Das ist natürlich frech. Man hat dem Künstler ja eine andere Rolle zugedacht: Er kommentiert vom Rande aus die Welt. Er hat an ihr nicht wirklich teil. Es ist, als könne die Welt einen Künstler, der selber anderen die Regeln diktiert, nur schwer aushalten. Christo wollte mit Jeanne-Claude ja immer bestimmen, wer welche Fotos drucken durfte. Internationale Kanzleien verteidigen die Bildrechte an den Kunstwerken. Der Künstler beharrt sogar auf der Wortwahl, man spreche bitte von „verhüllen“, keinesfalls von „verpacken“. Redaktionen sprechen von Kontrollwahn. Aber aus Christos Munde klingt alles ganz notwendig. Das, was nach außen „kommerziell“ aussieht, garantiert nach innen Unabhängigkeit. So ist er nicht darauf angewiesen, dass vor seinem Kunstwerk die Fahne eines Sponsors weht. Dazu gründete er vor vielen Jahren eine Firma, die sich durch Verkäufe seiner Kunst finanziert und projektweise andere Firmen ausgründet – etwa die Verhüllter Reichstag GmbH. 2006 rief die Harvard Business School an: Ob sie sein einzigartiges Finanzierungsmodell in ihre Fallstudiensammlung aufnehmen könne? In 50 Jahren sei nie eine Rechnung offen geblieben, sagt Christo stolz.

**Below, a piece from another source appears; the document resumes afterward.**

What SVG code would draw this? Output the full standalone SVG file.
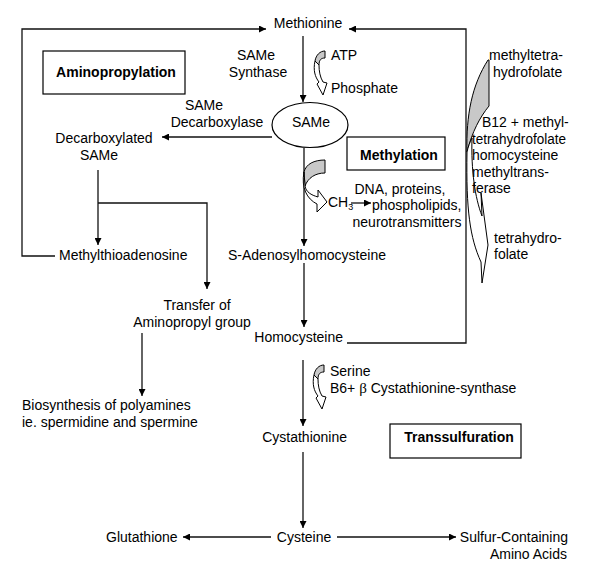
<svg xmlns="http://www.w3.org/2000/svg" width="590" height="568" viewBox="0 0 590 568">
<style>
text{font-family:"Liberation Sans",Arial,sans-serif;font-size:14px;fill:#000}
.m{text-anchor:middle}
.e{text-anchor:end}
.b{font-weight:bold}
.box{fill:#fff;stroke:#000;stroke-width:1.2}
.ln{fill:none;stroke:#111;stroke-width:1.3}
.arr{fill:none;stroke:#111;stroke-width:1.3;marker-end:url(#ah)}
.g{fill:#c8c8c8;stroke:#000;stroke-width:1}
.w{fill:#fff;stroke:#000;stroke-width:1}
</style>
<defs>
<marker id="ah" viewBox="0 0 10 10" refX="10" refY="5" markerWidth="8" markerHeight="7" markerUnits="userSpaceOnUse" orient="auto"><path d="M0,0 L10,5 L0,10 z" fill="#000"/></marker>
</defs>
<rect width="590" height="568" fill="#fff"/>

<g id="connectors">
<path class="arr" d="M55,256 H22 V29 H266"/>
<path class="arr" d="M347,343 H466 V29 H349"/>
<path class="arr" d="M303,36 V102"/>
<path class="arr" d="M272,137 H162"/>
<path class="arr" d="M98,170 V245"/>
<path class="arr" d="M98,203 H207 V289"/>
<path class="arr" d="M142,333 V396"/>
<path class="arr" d="M304,148 V246"/>
<path class="arr" d="M304,263 V327"/>
<path class="arr" d="M303,360 V426"/>
<path class="arr" d="M303,452 V528"/>
<path class="arr" d="M271,537 H183"/>
<path class="arr" d="M337,537 H456"/>
<path class="arr" d="M351,203 H371"/>
</g>

<g id="atp-arrow">
<path class="g" d="M325,51 C320,51 316,55 315,61 L319,65 C319,60 321,58 325,58 Z"/>
<path class="w" d="M315,61 C313,70 315,77 319,82 L317,84 L323,95 L327,83 L323,82 C320,77 319,71 319,65 Z"/>
</g>
<g id="serine-arrow" transform="translate(-1,314)">
<path class="g" d="M325,51 C320,51 316,55 315,61 L319,65 C319,60 321,58 325,58 Z"/>
<path class="w" d="M315,61 C313,70 315,77 319,82 L317,84 L323,95 L327,83 L323,82 C320,77 319,71 319,65 Z"/>
</g>
<g id="methyl-arrow">
<path class="g" d="M325,160 C314,160 306,164 304,172 L305,186 C308,178 315,173 325,173 Z"/>
<path class="w" d="M304,172 C301,188 307,199 317,204 L317,212 L327,202 L318,190 L318,197 C311,195 306,192 305,186 Z"/>
</g>
<g id="folate-arrow">
<path class="g" d="M488,60 L489,60 L489,106 C480,117 472,132 467,152 C466,115 472,85 488,60 Z"/>
<path class="w" d="M472,138 C471,170 475,198 482,216 L481,193 L488,245 L482,283 L481,262 C470,238 466,210 467,152 C468,147 470,142 472,138 Z"/>
</g>

<g id="methionine"><text class="m" x="308" y="28">Methionine</text></g>
<g id="same-synthase"><text class="m" x="256" y="60">SAMe</text><text class="m" x="258" y="77">Synthase</text></g>
<g id="atp"><text x="331" y="60">ATP</text><text x="331" y="93">Phosphate</text></g>
<g id="aminopropylation"><rect class="box" x="43" y="51" width="142" height="43"/><text class="m b" x="116" y="77">Aminopropylation</text></g>
<g id="same-decarboxylase"><text class="m" x="204" y="110">SAMe</text><text class="m" x="217" y="127">Decarboxylase</text></g>
<g id="same"><ellipse cx="310" cy="125" rx="38" ry="22.5" fill="#fff" stroke="#000" stroke-width="1.2"/><text class="m" x="311" y="127">SAMe</text></g>
<g id="decarboxylated-same"><text class="m" x="104" y="143">Decarboxylated</text><text class="m" x="99" y="160">SAMe</text></g>
<g id="methylation"><rect class="box" x="347" y="137" width="98" height="33"/><text class="m b" x="399" y="160">Methylation</text></g>
<g id="targets"><text class="m" x="400" y="194">DNA, proteins,</text><text x="372" y="210">phospholipids,</text><text class="m" x="407" y="227">neurotransmitters</text></g>
<g id="ch3"><text x="328" y="207" font-size="13">CH<tspan font-size="9" dy="3">3</tspan></text></g>
<g id="folate-labels">
<text x="489" y="60">methyltetra-</text>
<text x="493" y="77">hydrofolate</text>
<text x="482" y="127">B12 + methyl-</text>
<text x="472" y="144" textLength="94" lengthAdjust="spacingAndGlyphs">tetrahydrofolate</text>
<text x="472" y="160">homocysteine</text>
<text x="472" y="177">methyltrans-</text>
<text x="472" y="193">ferase</text>
<text x="494" y="243">tetrahydro-</text>
<text x="494" y="259">folate</text>
</g>
<g id="methylthioadenosine"><text x="59" y="260">Methylthioadenosine</text></g>
<g id="s-adenosylhomocysteine"><text x="228" y="260">S-Adenosylhomocysteine</text></g>
<g id="transfer"><text class="m" x="197" y="310">Transfer of</text><text class="m" x="192" y="327">Aminopropyl group</text></g>
<g id="homocysteine"><text class="e" x="343" y="342">Homocysteine</text></g>
<g id="serine"><text x="330" y="376">Serine</text><text x="330" y="393">B6+ <tspan font-family="Liberation Serif, serif" font-size="15">β</tspan> Cystathionine-synthase</text></g>
<g id="biosynthesis"><text x="22" y="410">Biosynthesis of polyamines</text><text x="22" y="427">ie. spermidine and spermine</text></g>
<g id="cystathionine"><text class="e" x="347" y="442">Cystathionine</text></g>
<g id="transsulfuration"><rect class="box" x="390" y="424" width="131" height="34"/><text class="m b" x="459" y="442">Transsulfuration</text></g>
<g id="glutathione"><text x="106" y="542">Glutathione</text></g>
<g id="cysteine"><text class="m" x="304" y="542">Cysteine</text></g>
<g id="sulfur"><text class="e" x="568" y="542">Sulfur-Containing</text><text class="e" x="567" y="559">Amino Acids</text></g>
</svg>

Kritiker standen um Stoffschnipsel an

Und 1995 in Berlin? Obwohl alles über 24 Jahre geplant war, waren die Leute von der Wirkung des silbernen Gletschers wie überrumpelt. Erhaben thronte der Reichstag in Berlin, davor lagerte die Welt zu einem zweiwöchigen Picknick. Ehemalige Kritiker standen um Stoffschnipsel an. Wie konnte etwas, das mit an Verbissenheit grenzender Hartnäckigkeit geplant worden war, plötzlich so frei und leicht aussehen? Wie konnte so viel Beharren in etwas derartig Gelöstes münden? Christo und Jeanne-Claude hatten ihre poetischen Ideen mit großer Penetranz in die Welt gebracht und die Poesie hat das überlebt. Das ist das eigentliche Wunder.